> [Provided records]:
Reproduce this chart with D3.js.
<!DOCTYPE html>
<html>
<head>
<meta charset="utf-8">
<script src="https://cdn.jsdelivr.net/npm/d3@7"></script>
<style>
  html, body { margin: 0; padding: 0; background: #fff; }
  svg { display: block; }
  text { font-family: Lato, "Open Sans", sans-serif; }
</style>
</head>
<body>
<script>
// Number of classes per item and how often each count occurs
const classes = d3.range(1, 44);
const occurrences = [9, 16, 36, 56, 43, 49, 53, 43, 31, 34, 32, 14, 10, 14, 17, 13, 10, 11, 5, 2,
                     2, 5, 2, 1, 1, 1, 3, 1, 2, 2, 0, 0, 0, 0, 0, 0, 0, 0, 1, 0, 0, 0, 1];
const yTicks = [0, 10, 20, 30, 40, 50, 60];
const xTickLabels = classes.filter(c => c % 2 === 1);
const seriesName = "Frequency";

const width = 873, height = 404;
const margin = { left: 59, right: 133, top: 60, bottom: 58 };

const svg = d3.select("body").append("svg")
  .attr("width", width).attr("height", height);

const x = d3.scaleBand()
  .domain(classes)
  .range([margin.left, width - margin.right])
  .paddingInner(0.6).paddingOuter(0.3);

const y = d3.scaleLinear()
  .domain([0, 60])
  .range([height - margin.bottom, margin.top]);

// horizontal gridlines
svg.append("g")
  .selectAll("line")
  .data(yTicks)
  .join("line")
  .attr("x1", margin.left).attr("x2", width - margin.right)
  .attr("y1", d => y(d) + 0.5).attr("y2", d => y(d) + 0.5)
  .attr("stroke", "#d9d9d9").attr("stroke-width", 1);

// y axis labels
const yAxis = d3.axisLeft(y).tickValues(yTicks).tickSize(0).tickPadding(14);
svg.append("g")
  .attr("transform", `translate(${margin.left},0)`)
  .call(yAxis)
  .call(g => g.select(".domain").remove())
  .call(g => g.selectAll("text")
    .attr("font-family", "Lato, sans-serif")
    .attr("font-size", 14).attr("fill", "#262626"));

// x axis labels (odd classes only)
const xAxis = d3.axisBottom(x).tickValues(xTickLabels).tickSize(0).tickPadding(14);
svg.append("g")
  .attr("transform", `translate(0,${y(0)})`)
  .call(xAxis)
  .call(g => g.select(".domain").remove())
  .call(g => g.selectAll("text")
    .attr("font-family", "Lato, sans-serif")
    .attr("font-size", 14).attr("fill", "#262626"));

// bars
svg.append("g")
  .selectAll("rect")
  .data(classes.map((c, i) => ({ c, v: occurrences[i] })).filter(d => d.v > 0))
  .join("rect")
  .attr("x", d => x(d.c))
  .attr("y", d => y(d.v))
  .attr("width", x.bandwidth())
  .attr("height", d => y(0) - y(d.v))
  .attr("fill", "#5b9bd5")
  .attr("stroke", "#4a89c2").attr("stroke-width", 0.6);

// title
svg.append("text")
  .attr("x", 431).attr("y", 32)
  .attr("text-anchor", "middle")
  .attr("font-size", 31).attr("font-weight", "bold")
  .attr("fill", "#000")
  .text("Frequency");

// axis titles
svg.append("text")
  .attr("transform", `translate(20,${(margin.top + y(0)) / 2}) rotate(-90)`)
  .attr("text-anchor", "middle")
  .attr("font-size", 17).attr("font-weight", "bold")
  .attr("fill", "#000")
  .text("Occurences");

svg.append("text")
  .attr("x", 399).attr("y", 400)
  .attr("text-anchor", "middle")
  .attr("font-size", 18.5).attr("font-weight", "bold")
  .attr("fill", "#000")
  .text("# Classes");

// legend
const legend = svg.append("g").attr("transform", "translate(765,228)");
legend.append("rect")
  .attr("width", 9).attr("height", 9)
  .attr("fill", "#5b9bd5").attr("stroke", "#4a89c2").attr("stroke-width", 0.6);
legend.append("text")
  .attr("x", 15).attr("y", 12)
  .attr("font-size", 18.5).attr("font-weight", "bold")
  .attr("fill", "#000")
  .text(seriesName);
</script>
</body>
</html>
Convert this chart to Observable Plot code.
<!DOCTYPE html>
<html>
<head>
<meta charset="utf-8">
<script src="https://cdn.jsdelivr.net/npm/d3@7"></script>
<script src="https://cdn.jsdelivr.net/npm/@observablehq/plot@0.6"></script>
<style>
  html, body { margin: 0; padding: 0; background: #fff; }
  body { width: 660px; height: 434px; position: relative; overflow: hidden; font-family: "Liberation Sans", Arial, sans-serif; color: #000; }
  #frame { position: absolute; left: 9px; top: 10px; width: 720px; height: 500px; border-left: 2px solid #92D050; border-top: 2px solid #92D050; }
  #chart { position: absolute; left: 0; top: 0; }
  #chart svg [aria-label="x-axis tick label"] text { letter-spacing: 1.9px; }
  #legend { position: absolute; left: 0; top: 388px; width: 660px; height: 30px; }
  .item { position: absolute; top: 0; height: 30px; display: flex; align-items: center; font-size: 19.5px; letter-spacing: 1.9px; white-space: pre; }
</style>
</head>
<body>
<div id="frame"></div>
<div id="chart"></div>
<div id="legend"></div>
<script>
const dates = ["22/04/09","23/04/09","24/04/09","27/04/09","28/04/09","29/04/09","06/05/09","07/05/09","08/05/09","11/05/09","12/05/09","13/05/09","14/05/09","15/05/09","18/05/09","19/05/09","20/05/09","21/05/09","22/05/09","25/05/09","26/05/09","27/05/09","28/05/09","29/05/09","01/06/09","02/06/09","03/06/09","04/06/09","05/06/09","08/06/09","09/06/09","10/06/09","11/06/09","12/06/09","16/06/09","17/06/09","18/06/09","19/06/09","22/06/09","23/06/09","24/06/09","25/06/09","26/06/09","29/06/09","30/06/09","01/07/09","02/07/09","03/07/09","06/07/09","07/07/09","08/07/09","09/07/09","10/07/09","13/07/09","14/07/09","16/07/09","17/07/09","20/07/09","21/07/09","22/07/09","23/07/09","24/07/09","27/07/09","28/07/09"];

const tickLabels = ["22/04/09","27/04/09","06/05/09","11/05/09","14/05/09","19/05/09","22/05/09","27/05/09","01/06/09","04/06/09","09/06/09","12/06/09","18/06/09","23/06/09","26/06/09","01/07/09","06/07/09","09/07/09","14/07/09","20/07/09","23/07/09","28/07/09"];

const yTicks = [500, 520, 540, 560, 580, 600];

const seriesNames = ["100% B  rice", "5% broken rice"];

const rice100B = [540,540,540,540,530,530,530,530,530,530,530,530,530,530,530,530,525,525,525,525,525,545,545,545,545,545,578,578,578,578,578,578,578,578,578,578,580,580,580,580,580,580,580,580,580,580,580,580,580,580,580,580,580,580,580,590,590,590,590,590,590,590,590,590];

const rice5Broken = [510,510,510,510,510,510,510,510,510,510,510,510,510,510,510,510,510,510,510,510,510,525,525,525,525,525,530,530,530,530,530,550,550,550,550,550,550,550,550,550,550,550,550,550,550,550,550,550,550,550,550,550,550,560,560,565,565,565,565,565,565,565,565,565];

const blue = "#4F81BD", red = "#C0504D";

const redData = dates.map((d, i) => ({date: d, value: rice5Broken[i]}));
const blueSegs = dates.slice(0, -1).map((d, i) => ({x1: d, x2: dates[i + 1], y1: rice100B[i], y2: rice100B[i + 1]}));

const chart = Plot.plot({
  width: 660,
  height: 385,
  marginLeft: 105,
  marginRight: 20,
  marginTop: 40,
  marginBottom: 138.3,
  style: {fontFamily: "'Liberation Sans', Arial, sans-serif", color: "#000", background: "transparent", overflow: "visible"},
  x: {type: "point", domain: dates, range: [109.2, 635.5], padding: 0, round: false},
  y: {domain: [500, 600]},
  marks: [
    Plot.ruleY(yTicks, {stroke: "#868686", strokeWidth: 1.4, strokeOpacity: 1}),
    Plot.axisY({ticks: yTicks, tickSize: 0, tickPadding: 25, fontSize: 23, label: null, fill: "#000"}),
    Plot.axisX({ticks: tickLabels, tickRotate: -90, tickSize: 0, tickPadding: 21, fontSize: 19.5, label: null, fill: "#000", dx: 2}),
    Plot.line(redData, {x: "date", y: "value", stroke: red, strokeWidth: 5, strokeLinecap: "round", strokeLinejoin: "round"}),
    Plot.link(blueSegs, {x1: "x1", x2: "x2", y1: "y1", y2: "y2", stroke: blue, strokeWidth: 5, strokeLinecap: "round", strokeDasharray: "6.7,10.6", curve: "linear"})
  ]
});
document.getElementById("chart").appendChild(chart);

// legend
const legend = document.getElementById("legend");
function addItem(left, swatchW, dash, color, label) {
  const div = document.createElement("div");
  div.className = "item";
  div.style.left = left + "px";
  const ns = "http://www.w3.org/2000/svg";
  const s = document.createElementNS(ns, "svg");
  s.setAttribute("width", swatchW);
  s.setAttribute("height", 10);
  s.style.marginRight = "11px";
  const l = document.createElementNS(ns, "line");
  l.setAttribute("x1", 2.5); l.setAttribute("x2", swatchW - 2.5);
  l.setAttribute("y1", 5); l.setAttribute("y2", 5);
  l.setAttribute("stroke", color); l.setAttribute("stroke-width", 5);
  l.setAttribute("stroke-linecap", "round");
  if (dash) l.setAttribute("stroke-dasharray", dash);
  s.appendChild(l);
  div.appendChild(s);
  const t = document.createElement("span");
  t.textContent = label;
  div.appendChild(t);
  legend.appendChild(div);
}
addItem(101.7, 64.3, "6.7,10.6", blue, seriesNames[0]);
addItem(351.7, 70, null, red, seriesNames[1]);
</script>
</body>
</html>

> [What is needed]: Starting at the first line of the listing, retype every line up to and including the one with "60, bottom: 58".

> [Task result]:
Reproduce this chart with D3.js.
<!DOCTYPE html>
<html>
<head>
<meta charset="utf-8">
<script src="https://cdn.jsdelivr.net/npm/d3@7"></script>
<style>
  html, body { margin: 0; padding: 0; background: #fff; }
  svg { display: block; }
  text { font-family: Lato, "Open Sans", sans-serif; }
</style>
</head>
<body>
<script>
// Number of classes per item and how often each count occurs
const classes = d3.range(1, 44);
const occurrences = [9, 16, 36, 56, 43, 49, 53, 43, 31, 34, 32, 14, 10, 14, 17, 13, 10, 11, 5, 2,
                     2, 5, 2, 1, 1, 1, 3, 1, 2, 2, 0, 0, 0, 0, 0, 0, 0, 0, 1, 0, 0, 0, 1];
const yTicks = [0, 10, 20, 30, 40, 50, 60];
const xTickLabels = classes.filter(c => c % 2 === 1);
const seriesName = "Frequency";

const width = 873, height = 404;
const margin = { left: 59, right: 133, top: 60, bottom: 58 };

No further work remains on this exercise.